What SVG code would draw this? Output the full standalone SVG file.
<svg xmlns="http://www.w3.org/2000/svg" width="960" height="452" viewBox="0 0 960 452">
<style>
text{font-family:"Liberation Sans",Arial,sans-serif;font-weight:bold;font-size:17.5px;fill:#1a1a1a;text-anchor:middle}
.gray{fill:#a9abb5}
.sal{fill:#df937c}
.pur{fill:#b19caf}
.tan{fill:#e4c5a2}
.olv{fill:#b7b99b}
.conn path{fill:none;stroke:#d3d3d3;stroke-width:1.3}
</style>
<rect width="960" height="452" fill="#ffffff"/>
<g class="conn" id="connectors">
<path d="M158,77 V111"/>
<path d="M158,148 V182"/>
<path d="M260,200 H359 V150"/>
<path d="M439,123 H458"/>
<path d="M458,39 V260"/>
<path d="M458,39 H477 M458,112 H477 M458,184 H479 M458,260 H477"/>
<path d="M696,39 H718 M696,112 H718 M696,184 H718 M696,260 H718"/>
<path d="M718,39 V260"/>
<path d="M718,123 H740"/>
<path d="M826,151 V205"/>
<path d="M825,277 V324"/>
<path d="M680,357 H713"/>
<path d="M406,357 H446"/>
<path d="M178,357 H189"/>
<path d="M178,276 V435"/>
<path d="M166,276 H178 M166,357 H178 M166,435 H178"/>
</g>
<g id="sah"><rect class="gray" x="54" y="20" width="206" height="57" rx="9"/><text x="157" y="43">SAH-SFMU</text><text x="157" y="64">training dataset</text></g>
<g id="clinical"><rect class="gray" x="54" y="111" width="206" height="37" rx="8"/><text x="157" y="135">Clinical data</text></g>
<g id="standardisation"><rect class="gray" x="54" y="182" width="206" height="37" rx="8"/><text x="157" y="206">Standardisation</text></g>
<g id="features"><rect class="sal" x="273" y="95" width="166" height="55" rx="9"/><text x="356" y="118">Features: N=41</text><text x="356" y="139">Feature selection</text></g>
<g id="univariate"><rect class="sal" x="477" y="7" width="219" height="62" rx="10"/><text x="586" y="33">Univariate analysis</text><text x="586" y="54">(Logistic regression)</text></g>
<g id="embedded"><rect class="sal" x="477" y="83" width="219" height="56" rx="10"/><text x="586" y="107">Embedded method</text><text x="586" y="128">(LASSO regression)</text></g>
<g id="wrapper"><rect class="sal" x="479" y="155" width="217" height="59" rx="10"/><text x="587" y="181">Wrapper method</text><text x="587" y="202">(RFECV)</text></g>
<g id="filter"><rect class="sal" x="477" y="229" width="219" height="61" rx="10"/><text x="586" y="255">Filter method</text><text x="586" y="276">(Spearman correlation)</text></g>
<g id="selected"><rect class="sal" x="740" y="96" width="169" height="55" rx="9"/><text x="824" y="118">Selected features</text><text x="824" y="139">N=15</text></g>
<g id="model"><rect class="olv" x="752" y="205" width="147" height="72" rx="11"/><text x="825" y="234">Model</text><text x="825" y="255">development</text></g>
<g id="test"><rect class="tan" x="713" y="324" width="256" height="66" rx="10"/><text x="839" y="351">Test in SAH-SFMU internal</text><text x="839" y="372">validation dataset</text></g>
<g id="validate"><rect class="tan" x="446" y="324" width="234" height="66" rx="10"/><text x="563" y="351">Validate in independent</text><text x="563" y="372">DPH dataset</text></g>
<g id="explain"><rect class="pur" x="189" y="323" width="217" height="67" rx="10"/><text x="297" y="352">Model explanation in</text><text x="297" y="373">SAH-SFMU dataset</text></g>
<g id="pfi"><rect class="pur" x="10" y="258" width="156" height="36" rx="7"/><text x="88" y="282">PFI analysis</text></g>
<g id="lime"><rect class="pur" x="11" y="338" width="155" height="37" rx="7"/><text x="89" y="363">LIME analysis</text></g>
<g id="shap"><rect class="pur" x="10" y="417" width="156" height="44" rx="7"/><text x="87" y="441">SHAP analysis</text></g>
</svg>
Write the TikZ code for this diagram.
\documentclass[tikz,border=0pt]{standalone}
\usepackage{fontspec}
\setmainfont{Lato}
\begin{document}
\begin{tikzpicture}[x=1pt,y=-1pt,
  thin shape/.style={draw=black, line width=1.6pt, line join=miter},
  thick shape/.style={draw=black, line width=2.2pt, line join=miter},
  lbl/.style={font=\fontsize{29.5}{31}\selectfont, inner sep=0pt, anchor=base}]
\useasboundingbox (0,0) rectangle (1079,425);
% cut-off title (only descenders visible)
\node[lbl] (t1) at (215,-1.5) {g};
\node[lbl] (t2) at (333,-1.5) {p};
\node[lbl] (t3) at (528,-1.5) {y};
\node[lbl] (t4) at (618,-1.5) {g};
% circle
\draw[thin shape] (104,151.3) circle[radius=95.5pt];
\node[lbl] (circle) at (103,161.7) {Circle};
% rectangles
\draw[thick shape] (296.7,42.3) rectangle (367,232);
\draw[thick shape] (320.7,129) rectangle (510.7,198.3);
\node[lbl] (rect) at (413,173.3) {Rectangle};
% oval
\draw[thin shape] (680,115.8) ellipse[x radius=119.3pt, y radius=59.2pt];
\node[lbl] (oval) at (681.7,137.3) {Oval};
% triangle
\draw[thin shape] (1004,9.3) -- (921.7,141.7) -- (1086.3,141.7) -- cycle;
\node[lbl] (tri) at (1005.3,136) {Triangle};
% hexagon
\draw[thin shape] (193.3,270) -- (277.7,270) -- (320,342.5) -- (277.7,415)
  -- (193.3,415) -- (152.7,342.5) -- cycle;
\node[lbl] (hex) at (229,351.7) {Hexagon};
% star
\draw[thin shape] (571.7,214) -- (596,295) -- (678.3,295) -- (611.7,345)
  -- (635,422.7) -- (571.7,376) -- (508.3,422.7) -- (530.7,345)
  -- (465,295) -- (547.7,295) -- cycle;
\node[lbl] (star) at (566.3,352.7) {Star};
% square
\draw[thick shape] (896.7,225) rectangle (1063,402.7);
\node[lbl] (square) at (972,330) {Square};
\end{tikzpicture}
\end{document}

Exercise prompt
Give all of the entries again, word for word.

Solution below
What SVG code would draw this? Output the full standalone SVG file.
<svg xmlns="http://www.w3.org/2000/svg" width="960" height="452" viewBox="0 0 960 452">
<style>
text{font-family:"Liberation Sans",Arial,sans-serif;font-weight:bold;font-size:17.5px;fill:#1a1a1a;text-anchor:middle}
.gray{fill:#a9abb5}
.sal{fill:#df937c}
.pur{fill:#b19caf}
.tan{fill:#e4c5a2}
.olv{fill:#b7b99b}
.conn path{fill:none;stroke:#d3d3d3;stroke-width:1.3}
</style>
<rect width="960" height="452" fill="#ffffff"/>
<g class="conn" id="connectors">
<path d="M158,77 V111"/>
<path d="M158,148 V182"/>
<path d="M260,200 H359 V150"/>
<path d="M439,123 H458"/>
<path d="M458,39 V260"/>
<path d="M458,39 H477 M458,112 H477 M458,184 H479 M458,260 H477"/>
<path d="M696,39 H718 M696,112 H718 M696,184 H718 M696,260 H718"/>
<path d="M718,39 V260"/>
<path d="M718,123 H740"/>
<path d="M826,151 V205"/>
<path d="M825,277 V324"/>
<path d="M680,357 H713"/>
<path d="M406,357 H446"/>
<path d="M178,357 H189"/>
<path d="M178,276 V435"/>
<path d="M166,276 H178 M166,357 H178 M166,435 H178"/>
</g>
<g id="sah"><rect class="gray" x="54" y="20" width="206" height="57" rx="9"/><text x="157" y="43">SAH-SFMU</text><text x="157" y="64">training dataset</text></g>
<g id="clinical"><rect class="gray" x="54" y="111" width="206" height="37" rx="8"/><text x="157" y="135">Clinical data</text></g>
<g id="standardisation"><rect class="gray" x="54" y="182" width="206" height="37" rx="8"/><text x="157" y="206">Standardisation</text></g>
<g id="features"><rect class="sal" x="273" y="95" width="166" height="55" rx="9"/><text x="356" y="118">Features: N=41</text><text x="356" y="139">Feature selection</text></g>
<g id="univariate"><rect class="sal" x="477" y="7" width="219" height="62" rx="10"/><text x="586" y="33">Univariate analysis</text><text x="586" y="54">(Logistic regression)</text></g>
<g id="embedded"><rect class="sal" x="477" y="83" width="219" height="56" rx="10"/><text x="586" y="107">Embedded method</text><text x="586" y="128">(LASSO regression)</text></g>
<g id="wrapper"><rect class="sal" x="479" y="155" width="217" height="59" rx="10"/><text x="587" y="181">Wrapper method</text><text x="587" y="202">(RFECV)</text></g>
<g id="filter"><rect class="sal" x="477" y="229" width="219" height="61" rx="10"/><text x="586" y="255">Filter method</text><text x="586" y="276">(Spearman correlation)</text></g>
<g id="selected"><rect class="sal" x="740" y="96" width="169" height="55" rx="9"/><text x="824" y="118">Selected features</text><text x="824" y="139">N=15</text></g>
<g id="model"><rect class="olv" x="752" y="205" width="147" height="72" rx="11"/><text x="825" y="234">Model</text><text x="825" y="255">development</text></g>
<g id="test"><rect class="tan" x="713" y="324" width="256" height="66" rx="10"/><text x="839" y="351">Test in SAH-SFMU internal</text><text x="839" y="372">validation dataset</text></g>
<g id="validate"><rect class="tan" x="446" y="324" width="234" height="66" rx="10"/><text x="563" y="351">Validate in independent</text><text x="563" y="372">DPH dataset</text></g>
<g id="explain"><rect class="pur" x="189" y="323" width="217" height="67" rx="10"/><text x="297" y="352">Model explanation in</text><text x="297" y="373">SAH-SFMU dataset</text></g>
<g id="pfi"><rect class="pur" x="10" y="258" width="156" height="36" rx="7"/><text x="88" y="282">PFI analysis</text></g>
<g id="lime"><rect class="pur" x="11" y="338" width="155" height="37" rx="7"/><text x="89" y="363">LIME analysis</text></g>
<g id="shap"><rect class="pur" x="10" y="417" width="156" height="44" rx="7"/><text x="87" y="441">SHAP analysis</text></g>
</svg>
Write the TikZ code for this diagram.
\documentclass[tikz,border=0pt]{standalone}
\usepackage{fontspec}
\setmainfont{Lato}
\begin{document}
\begin{tikzpicture}[x=1pt,y=-1pt,
  thin shape/.style={draw=black, line width=1.6pt, line join=miter},
  thick shape/.style={draw=black, line width=2.2pt, line join=miter},
  lbl/.style={font=\fontsize{29.5}{31}\selectfont, inner sep=0pt, anchor=base}]
\useasboundingbox (0,0) rectangle (1079,425);
% cut-off title (only descenders visible)
\node[lbl] (t1) at (215,-1.5) {g};
\node[lbl] (t2) at (333,-1.5) {p};
\node[lbl] (t3) at (528,-1.5) {y};
\node[lbl] (t4) at (618,-1.5) {g};
% circle
\draw[thin shape] (104,151.3) circle[radius=95.5pt];
\node[lbl] (circle) at (103,161.7) {Circle};
% rectangles
\draw[thick shape] (296.7,42.3) rectangle (367,232);
\draw[thick shape] (320.7,129) rectangle (510.7,198.3);
\node[lbl] (rect) at (413,173.3) {Rectangle};
% oval
\draw[thin shape] (680,115.8) ellipse[x radius=119.3pt, y radius=59.2pt];
\node[lbl] (oval) at (681.7,137.3) {Oval};
% triangle
\draw[thin shape] (1004,9.3) -- (921.7,141.7) -- (1086.3,141.7) -- cycle;
\node[lbl] (tri) at (1005.3,136) {Triangle};
% hexagon
\draw[thin shape] (193.3,270) -- (277.7,270) -- (320,342.5) -- (277.7,415)
  -- (193.3,415) -- (152.7,342.5) -- cycle;
\node[lbl] (hex) at (229,351.7) {Hexagon};
% star
\draw[thin shape] (571.7,214) -- (596,295) -- (678.3,295) -- (611.7,345)
  -- (635,422.7) -- (571.7,376) -- (508.3,422.7) -- (530.7,345)
  -- (465,295) -- (547.7,295) -- cycle;
\node[lbl] (star) at (566.3,352.7) {Star};
% square
\draw[thick shape] (896.7,225) rectangle (1063,402.7);
\node[lbl] (square) at (972,330) {Square};
\end{tikzpicture}
\end{document}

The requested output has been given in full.